Internals

Overview

TODO: write this section

In the meantime, you can find some information at the following links:

Garbage collection

A faulty garbage collection procedure has been the cause of critical bug #39. This precise bug was fixed in the code, however there are potentially more general issues with the garbage collector being too eager and deleting things too early. This has been the subject of PR #135. This section summarizes the discussions on this topic.

Rationale: we want to ensure Garage's safety by making sure things don't get deleted from disk if they are still needed. Two aspects are involved in this.

1. Garbage collection of table entries (in meta/ directory)

The Entry trait used for table entries (defined in tables/schema.rs) defines a function is_tombstone() that returns true if that entry represents an entry that is deleted in the table. CRDT semantics by default keep all tombstones, because they are necessary for reconciliation: if node A has a tombstone that supersedes a value x, and node B has value x, A has to keep the tombstone in memory so that the value x can be properly deleted at node B. Otherwise, due to the CRDT reconciliation rule, the value x from B would flow back to A and a deleted item would reappear in the system.
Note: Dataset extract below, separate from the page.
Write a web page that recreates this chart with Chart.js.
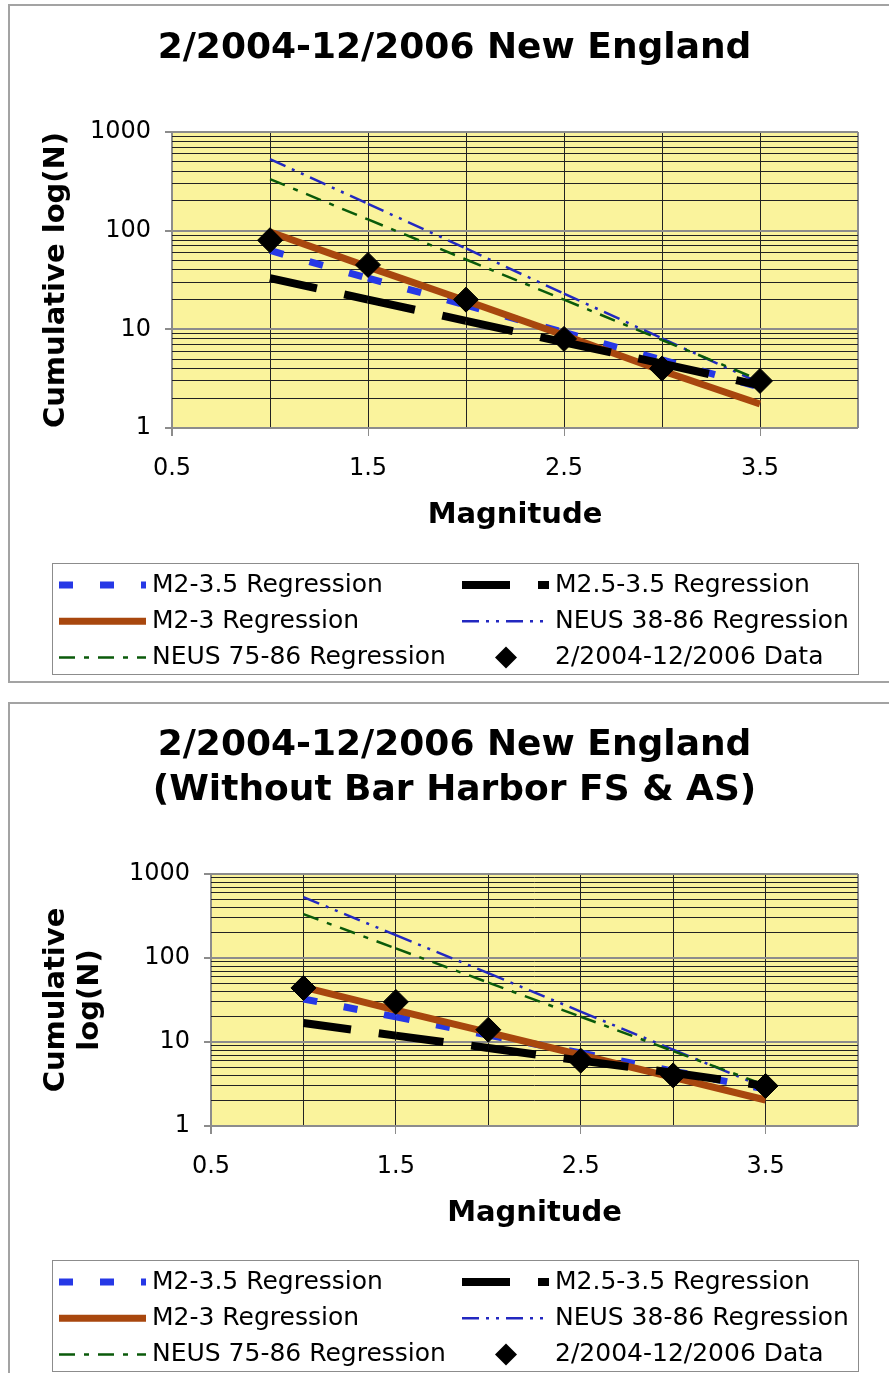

Here, we have some control on the nodes involved in storing Garage data. Therefore we have a garbage collector that is able to delete tombstones UNDER CERTAIN CONDITIONS. This garbage collector is implemented in table/gc.rs. To delete a tombstone, the following condition has to be met:

  • All nodes responsible for storing this entry are aware of the existence of the tombstone, i.e. they cannot hold another version of the entry that is superseeded by the tombstone. This ensures that deleting the tombstone is safe and that no deleted value will come back in the system.

Garage makes use of Sled's atomic operations (such as compare-and-swap and transactions) to ensure that only tombstones that have been correctly propagated to other nodes are ever deleted from the local entry tree.

This GC is safe in the following sense: no non-tombstone data is ever deleted from Garage tables.

However, there is an issue with the way this interacts with data rebalancing in the case when a partition is moving between nodes. If a node has some data of a partition for which it is not responsible, it has to offload it. However that offload process takes some time. In that interval, the GC does not check with that node if it has the tombstone before deleting the tombstone, so perhaps it doesn't have it and when the offload finally happens, old data comes back in the system.

PR 135 mostly fixes this by implementing a 24-hour delay before anything is garbage collected in a table. This works under the assumption that rebalances that follow data shuffling terminate in less than 24 hours.

However, in distributed systems, it is generally considered a bad practice to make assumptions that information propagates in a certain time interval: this consists in making a synchrony assumption, meaning that we are basically assuming a computing model that has much stronger properties than otherwise. To maximize the applicability of Garage, we would like to remove this assumption, and implement a system where time does not play a role. To do this, we would need to find a way to safely disable the GC when data is being shuffled around, and safely detect that the shuffling has terminated and thus the GC can be resumed. This introduces some complexity to the protocol and hasn't been tackled yet.

2. Garbage collection of data blocks (in data/ directory)

Blocks in the data directory are reference-counted. In Garage versions before PR #135, blocks could get deleted from local disk as soon as their reference counter reached zero. We had a mechanism to not trigger this immediately at the rc-reaches-zero event, but the cleanup could be triggered by other means (for example by a block repair operation...). PR #135 added a safety measure so that blocks never get deleted in a 10 minute interval following the time when the RC reaches zero. This is a measure to make impossible race conditions such as #39. We would have liked to use a larger delay (e.g. 24 hours), but in the case of a rebalance of data, this would have led to the disk utilization to explode during the rebalancing, only to shrink again after 24 hours. The 10-minute delay is a compromise that gives good security while not having this problem of disk space explosion on rebalance.